In making the fee award determination, the trial judge did not award either of Bittner’s attorneys the fee amount requested. Thus, in making its final determination, the trial court apparently took into consideration other factors. Presumably, sufficient evidence was presented to support the award made by the trial judge. However, it is not possible to determine what factors the court considered or the weight, if any, it placed on those factors. When making a fee award pursuant to R.C. 1345.09(F)(2), the trial court must state the basis for the fee determination. Absent such a statement, it is not possible for an appellate court to conduct a meaningful review.

For the foregoing reasons, we reverse the judgment of the court of appeals and remand the cause to the trial court for disposition consistent with this opinion. The trial court may, in its discretion, apply the tests stated herein to the facts in the record.

Judgment reversed and cause remanded.

Holmes, Wright and H. Brown, JJ., concur. Sweeney, Douglas and Res-nick, JJ., concur in part and dissent in part.





Concurrence Opinion

Douglas, J.,

concurring in part and dissenting in part. I concur in the opinion and judgment of the majority with regard to the awarding of attorney fees pursuant to R.C. 1345.09(F)(2). I respectfully dissent from the majority’s remand to the trial court for a statement of the basis for its fee determination. I would reinstate the judgment of the trial court, which obviously followed the law as it has been previously set down.

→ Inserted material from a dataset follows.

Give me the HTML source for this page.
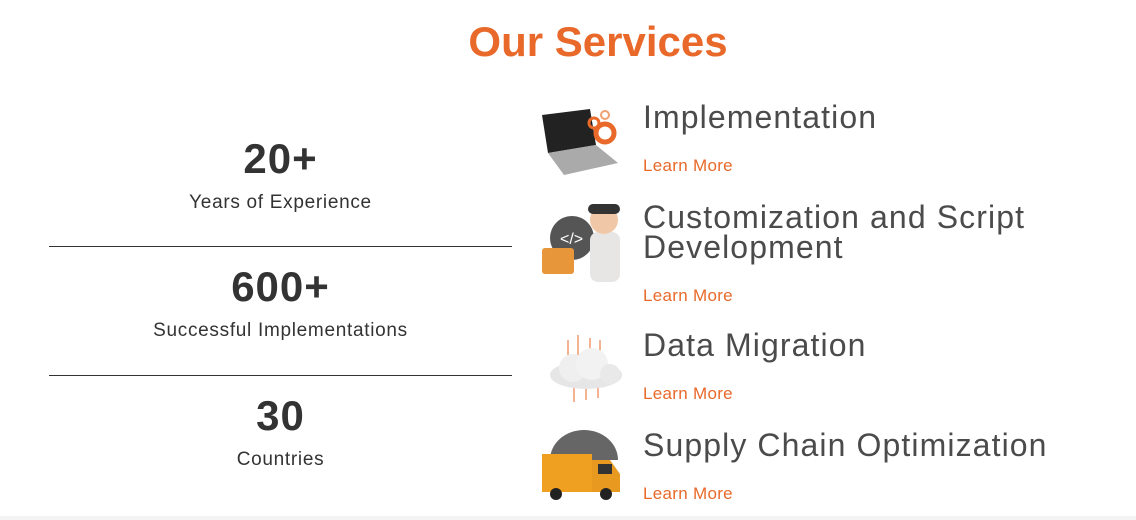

The majority quotes from Brooks v. Hurst Buick-Pontiac-Olds-GMC, Inc. (1985), 23 Ohio App. 3d 85, 91, 23 OBR 150, 155, 491 N.E. 2d 345, 351-352, which sets forth the proper standard for determining fees and the proper standard of appellate review of a trial court’s judgment in such a case. Certainly the fees awarded by the trial judge in this case are not “* * * so high or so low as to shock the conscience * * *.” Therefore, the judgment of the trial court should not be disturbed. That judgment should be reinstated.

Sweeney and Resnick, JJ., concur in the foregoing opinion.